Quote:
Originally Posted by DougL
You're saying that both cross the lines from time to time, not just as often. Right?
If I'm a restaurant owner or someone hosting people for dinner, and I've read up on what is required to make someone with food issues comfortable, and then the person with the special requirement has seconds on "food that would make them sick", I wonder why I bothered. OK, we carefully cleaned one side of the kitchen. We used separate utensils. We carefully didn't mix any ingredients. Oh, you like the gluten full desert? That's fine, but it is basically saying that all the work that went beforehand was a waste of time.
Maybe it is just a Boulder thing, but it seems like 10%-20% of people who would show up somewhere have a "food allergy". It is described as being like a shellfish allergy -- straight to the hospital if not honored.
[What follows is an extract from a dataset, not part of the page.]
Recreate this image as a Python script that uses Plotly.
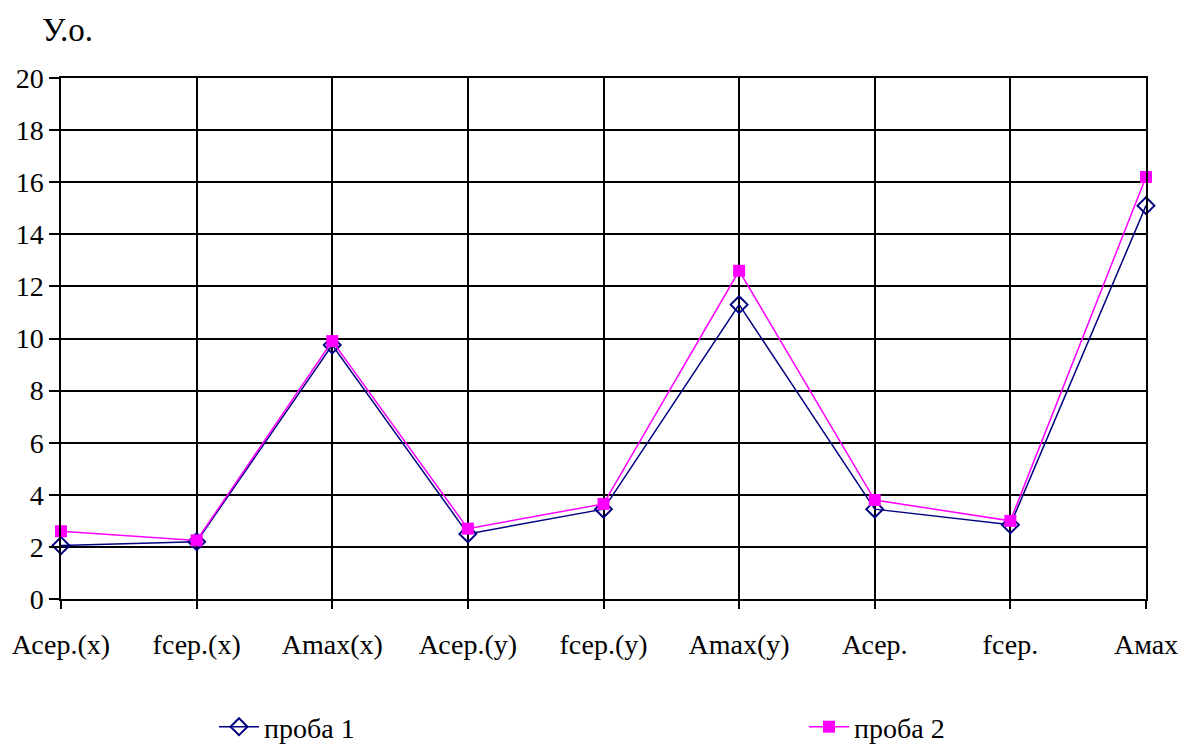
import plotly.graph_objects as go

categories = ["Асер.(х)", "fсер.(х)", "Amax(x)", "Асер.(у)", "fсер.(у)", "Amax(y)", "Асер.", "fсер.", "Амах"]
proba_1 = [2.05, 2.2, 9.75, 2.5, 3.45, 11.3, 3.45, 2.85, 15.1]
proba_2 = [2.6, 2.25, 9.9, 2.7, 3.65, 12.6, 3.8, 3.0, 16.2]
y_ticks = [0, 2, 4, 6, 8, 10, 12, 14, 16, 18, 20]

FONT = "Liberation Serif, Times New Roman, serif"
FSIZE = 28

# plot area in pixels
L, R, T, B = 60, 37, 78, 145
W, H = 1190, 744
PW, PH = W - L - R, H - T - B

fig = go.Figure()
fig.add_trace(go.Scatter(
    x=categories, y=proba_1, name="проба 1", mode="lines+markers",
    line=dict(color="#000080", width=1.5),
    marker=dict(symbol="diamond-open", size=13, color="#000080", line=dict(width=2, color="#000080")),
    cliponaxis=False, legend="legend",
))
fig.add_trace(go.Scatter(
    x=categories, y=proba_2, name="проба 2", mode="lines+markers",
    line=dict(color="#FF00FF", width=1.5),
    marker=dict(symbol="square", size=12, color="#FF00FF"),
    cliponaxis=False, legend="legend2",
))

legend_style = dict(
    orientation="h", xref="container", yref="container",
    xanchor="left", yanchor="middle", y=1 - 727 / H,
    itemwidth=40,
    font=dict(family=FONT, size=FSIZE, color="black"),
    bgcolor="rgba(0,0,0,0)", itemclick=False, itemdoubleclick=False,
)

fig.update_layout(
    width=W, height=H,
    margin=dict(l=L, r=R, t=T, b=B),
    paper_bgcolor="white", plot_bgcolor="white",
    font=dict(family=FONT, size=FSIZE, color="black"),
    showlegend=True,
    legend=dict(legend_style, x=214 / W),
    legend2=dict(legend_style, x=804 / W),
    annotations=[dict(
        text="У.о.", xref="paper", yref="paper",
        x=(39 - L) / PW, y=(H - B - 30) / PH, showarrow=False,
        xanchor="left", yanchor="middle", font=dict(family=FONT, size=33, color="black"),
    )],
)

fig.update_xaxes(
    type="category", range=[0, len(categories) - 1],
    showgrid=True, gridcolor="black", gridwidth=1.5,
    showline=True, linecolor="black", linewidth=1.5, mirror=True,
    ticks="outside", ticklen=8, tickwidth=1.5, tickcolor="black",
    ticklabelstandoff=12,
    tickfont=dict(family=FONT, size=FSIZE, color="black"),
    zeroline=False,
)
fig.update_yaxes(
    range=[0, 20], tickvals=y_ticks,
    showgrid=True, gridcolor="black", gridwidth=1.5,
    showline=True, linecolor="black", linewidth=1.5, mirror=True,
    ticks="outside", ticklen=10, tickwidth=1.5, tickcolor="black",
    tickfont=dict(family=FONT, size=FSIZE, color="black"),
    zeroline=False,
)

fig.write_html("out.html")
My eyes tell me that for the vast majority, it is a preference. For the person who truly needs the special food handling to not be horribly sick, it seems a disservice. Just like for the person who truly needs the dog. At some point the rest of us think everyone is gaming the system.
Well neither celiac nor lactose-intolerance are allergies.
I had a roommate in college who had celiac. You knew it was legit because no one else even knew wtf gluten was at the time, but he was actively avoiding it (this was 2006).
He'd still come to mcdonald's with us and have a burger or something occasionally, he'd just accept the consequences of spending the rest of the night in the bathroom.
The vast, vast majority of gluten-avoiders are full of **** though. And studies have shown that gluten-intolerance does not exist outside of celiac disease. Yet there are millions of people claiming intolerance without being diagnosed with celiac.